В душе Олега Рязанского жил как раз такой пограничный демон, не принадлежащий ни к одной из противостоящих сторон. Он легко мог войти в доверие, обаять, запудрить мозги (его называли велеричивым), сделаться нужным, стать третейским судьей в спорах между князьями. Мог на время присоединиться к любой из борющихся сторон и таким образом принести ей победу. Или – поражение, если в нужный момент вдруг отойдет от нее. Что и называют предательством. Но Олег никого никогда не предавал. Он просто не замечал договоров, не принимал их всерьез. Потому, что всегда жил на грани – природной (лес и степь), культурной, религиозной. И эта жизнь в зазоре между мирами предопределяла его поведение игрока и партизана. Он был лицом земли, которая, если смотреть от Москвы, была южным русским фронтиром. И соответственно называлась Рязанской Украйной. Ее обитатели пестовали свою особость. Даже через двести лет после смерти Олега они все еще были не русскими, а рязанскими. Это они признали в Лжедмитрии трикстера и посадили его в Москве. А потом сковырнули с престола Василия Шуйского. Без рязанских трудно представить Смутное время.

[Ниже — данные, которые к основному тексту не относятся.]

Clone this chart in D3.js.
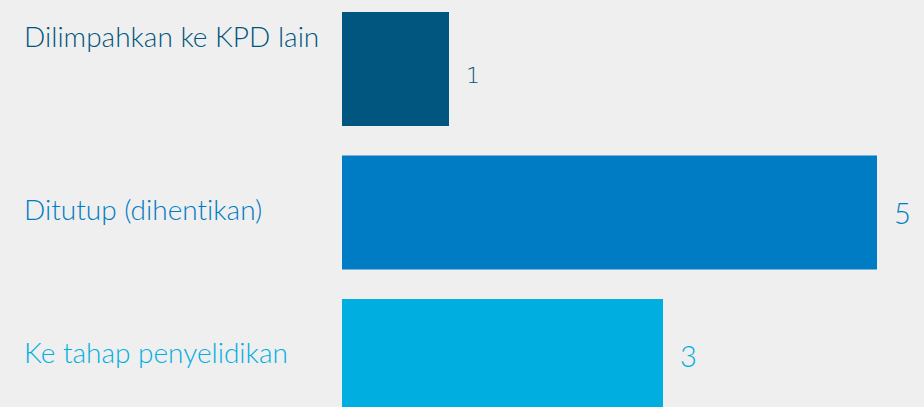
<!DOCTYPE html>
<html>
<head>
<meta charset="utf-8">
<script src="https://cdn.jsdelivr.net/npm/d3@7/dist/d3.min.js"></script>
<style>
  html, body { margin: 0; padding: 0; background: #efefef; }
  svg { display: block; }
  text { font-variant-ligatures: none; font-feature-settings: "liga" 0; }
</style>
</head>
<body>
<div id="chart"></div>
<script>
// Case outcomes and their counts
const categories = ["Dilimpahkan ke KPD lain", "Ditutup (dihentikan)", "Ke tahap penyelidikan"];
const values = [1, 5, 3];
const colors = ["#00567e", "#007cc4", "#00aee0"];

const width = 924, height = 407;

const svg = d3.select("#chart").append("svg")
  .attr("width", width)
  .attr("height", height);

svg.append("rect")
  .attr("width", width)
  .attr("height", height)
  .attr("fill", "#efefef");

const rows = categories.map((c, i) => ({ category: c, value: values[i], color: colors[i] }));

const x = d3.scaleLinear().domain([0, 5]).range([342, 877]);
const y = d3.scaleBand().domain(categories).range([12, 413]).paddingInner(0.2056).paddingOuter(0);

// bars
svg.selectAll("rect.bar")
  .data(rows)
  .join("rect")
  .attr("class", "bar")
  .attr("x", x(0))
  .attr("y", d => y(d.category))
  .attr("width", d => x(d.value) - x(0))
  .attr("height", y.bandwidth())
  .attr("fill", d => d.color);

// category labels: long labels sit at the top of their band, others centred
svg.selectAll("text.cat")
  .data(rows)
  .join("text")
  .attr("class", "cat")
  .attr("x", 24)
  .attr("y", d => d.category.length > 21 ? y(d.category) + 35 : y(d.category) + y.bandwidth() / 2 + 7)
  .attr("fill", d => d.color)
  .style("font-family", "Lato, 'Open Sans', sans-serif")
  .style("font-weight", 300)
  .style("font-size", "28px")
  .text(d => d.category);

// value labels
svg.selectAll("text.val")
  .data(rows)
  .join("text")
  .attr("class", "val")
  .attr("x", d => x(d.value) + 17)
  .attr("y", d => y(d.category) + y.bandwidth() / 2 + (d.value < 2 ? 14 : 11))
  .attr("fill", d => d.color)
  .style("font-family", d => d.value < 2 ? "'DejaVu Sans', sans-serif" : "Lato, 'Open Sans', sans-serif")
  .style("font-weight", d => d.value < 2 ? 200 : 300)
  .style("font-size", d => d.value < 2 ? "22px" : "29px")
  .text(d => d.value);
</script>
</body>
</html>
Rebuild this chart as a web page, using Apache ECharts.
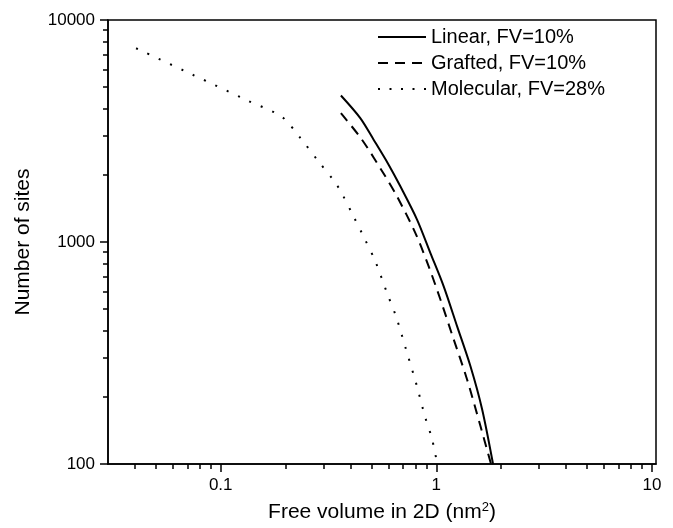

Сейчас мощи Олега Ивановича вдруг стали мироточить. Я, правда, не заметил ничего такого, когда стоял около них в Солотчинском монастыре, но дело не во мне. Рязанские церковные власти явно хотят интенсифицировать культ Олега. На дверях Духовской церкви, где лежит его тело, прикреплено объявление, предлагающее всем, кто что-нибудь знает о чудесной помощи благоверного князя, сообщать в монастырь. Не сомневаюсь: такая информация будет поступать бесперебойно. Ибо народ теперь предупрежден, а значит – настроен на то, чтобы замечать чудеса, которые, разумеется, были и раньше, но только терялись в потоке обыденности. Необычные явления должны быть здесь хотя бы потому, что это место уже само по себе обладает чудесными свойствами. И, конечно, мятежный дух князя Олега совсем не случайно связал свою посмертную судьбу с этой удивительной поймой. Когда мы там ночевали, моей подруге Валентине приснилась говорящая собака. И сказала: здесь везде бродит смерть, но не бойтесь, вам ничего не грозит. Не знаю, как тут с православием, но видение явно исполнено трикстерским духом.